Real estate investment activity in Russia hit a new high of $3.39 bn (€2.6 bn) during the first quarter of 2013, according to a report from Cushman & Wakefield.
The record figure represents almost half the $8 bn (€6.1 bn) investment volume projected for 2013 as a whole and was bolstered by two deals in excess of $1 bn (€0.78 bn).
In March 2013, Russian investment company O1 Properties completed the purchase of White Square Office Center from AIG Lincoln, VTB Capital and American private equity fund TPG Capital for $1 bn (€0.78 bn).
The period also saw the closure of Morgan Stanley Real Estate's acquisition of the Metropolis shopping centre in Moscow for an estimated $1 bn (€0.78 bn).
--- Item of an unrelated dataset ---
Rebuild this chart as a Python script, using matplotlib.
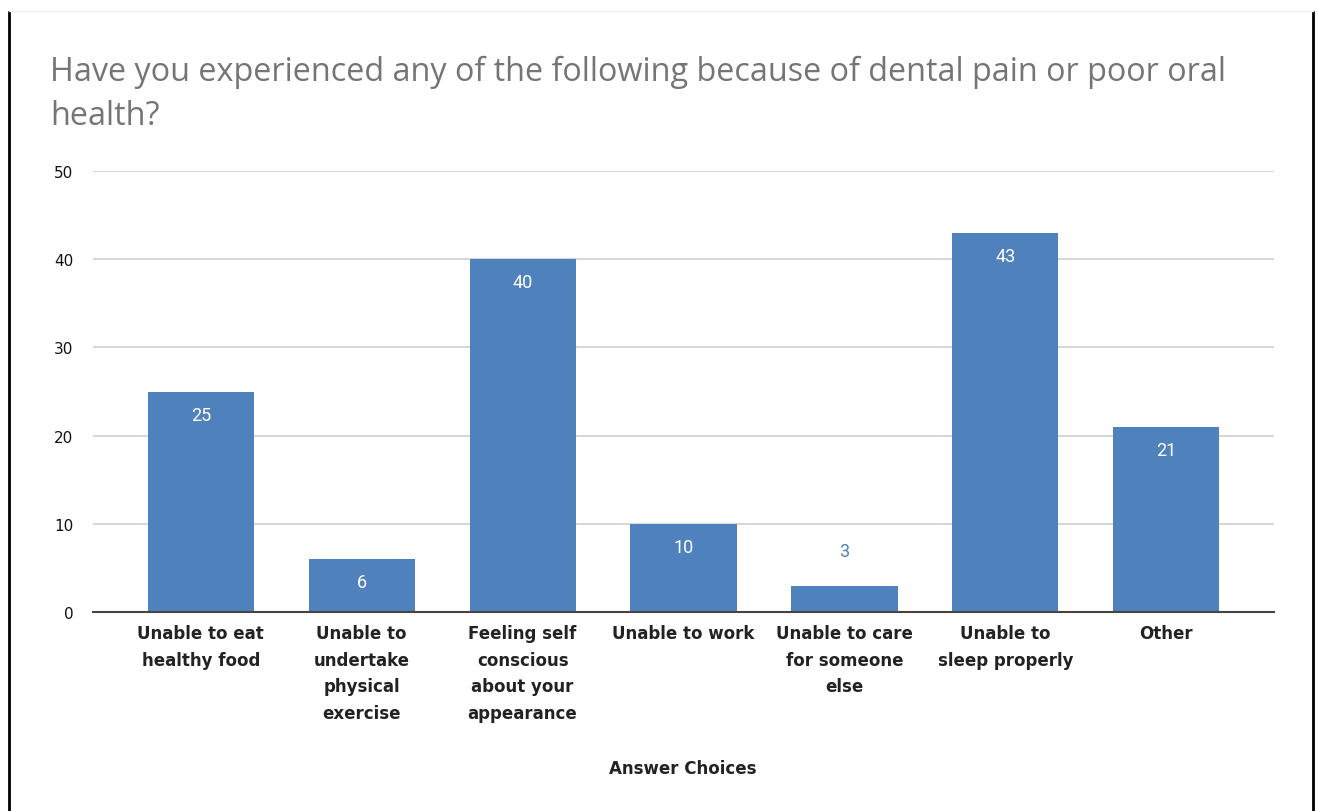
import matplotlib.pyplot as plt
from matplotlib.lines import Line2D
from matplotlib.font_manager import FontProperties

categories = ["Unable to eat\nhealthy food", "Unable to\nundertake\nphysical\nexercise",
              "Feeling self\nconscious\nabout your\nappearance", "Unable to work",
              "Unable to care\nfor someone\nelse", "Unable to\nsleep properly", "Other"]
values = [25, 6, 40, 10, 3, 43, 21]
yticks = [0, 10, 20, 30, 40, 50]

bar_color = '#4f81bd'
cat_font = FontProperties(family='DejaVu Sans', size=12, weight='bold')

fig = plt.figure(figsize=(13.17, 8.12), dpi=100)
ax = fig.add_axes([0.0706, 0.2451, 0.8968, 0.5429])

x = list(range(len(values)))
ax.bar(x, values, width=0.66, color=bar_color, zorder=3)

ax.set_xlim(-0.67, len(values) - 0.33)
ax.set_ylim(0, 50)
ax.set_yticks(yticks)
ax.set_yticklabels([str(t) for t in yticks], fontproperties=FontProperties(family='DejaVu Sans', size=11), color='#111111')
ax.yaxis.grid(True, color='#d0d0d0', linewidth=1.2, zorder=0)
ax.tick_params(axis='y', length=0, pad=14)
ax.tick_params(axis='x', length=0, pad=9)
ax.set_xticks(x)
ax.set_xticklabels(categories, fontproperties=cat_font, color='#222222', linespacing=1.6, va='top')

for s in ['top', 'right', 'left']:
    ax.spines[s].set_visible(False)
ax.spines['bottom'].set_color('#444444')
ax.spines['bottom'].set_linewidth(1.5)
ax.spines['bottom'].set_zorder(4)

for xi, v in zip(x, values):
    if v >= 5:
        ax.annotate(str(v), (xi, v), xytext=(0, -23), textcoords='offset pixels',
                    ha='center', va='center', color='white', fontsize=13, family='Roboto', zorder=5)
    else:
        ax.annotate(str(v), (xi, v), xytext=(0, 35), textcoords='offset pixels',
                    ha='center', va='center', color=bar_color, fontsize=13, family='Roboto', zorder=5)

fig.text(683 / 1317, 1 - 769 / 812, "Answer Choices", ha='center', va='center',
         fontproperties=cat_font, color='#222222')

fig.text(50 / 1317, 1 - 56 / 812,
         "Have you experienced any of the following because of dental pain or poor oral\nhealth?",
         ha='left', va='top', fontsize=23.3, color='#757575', family='Open Sans', linespacing=1.42)

# frame lines
fig.add_artist(Line2D([9 / 1317, 9 / 1317], [0, 1 - 13 / 812], transform=fig.transFigure, color='black', lw=2))
fig.add_artist(Line2D([1313 / 1317, 1313 / 1317], [0, 1 - 13 / 812], transform=fig.transFigure, color='black', lw=2))
fig.add_artist(Line2D([9 / 1317, 1313 / 1317], [1 - 12 / 812, 1 - 12 / 812], transform=fig.transFigure, color='#eeeeee', lw=1))

fig.savefig('out.png', dpi=100)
The office property sector was preferred by investors and was a leader with $1.58 bn (€1.2 bn) in total investments. Although a minor increase in vacancy rates was noticed across the market, trophy assets in A and B+ class continue to be in high demand and are the main investment focus.
The retail market also hit a record high, boosted by the Metropolis deal. Rental rates remain high but the report warns this may change in the near future when 1.8 million m2 of quality retail assets are delivered in the city regions.
Cushman & Wakefield research head Alexander Zinkovski commented: ‘Although the Russian property market keeps setting new records, the lack of new institutional investors and deficit in quality supply holds it back.’
‘Nevertheless, the investment potential of Russian commercial real estate market is high. We expect stable performance in 2013 but there should be increasing activity in 2014 when a large number of attractive projects, especially in the retail and warehouse sectors, get delivered across Russia.’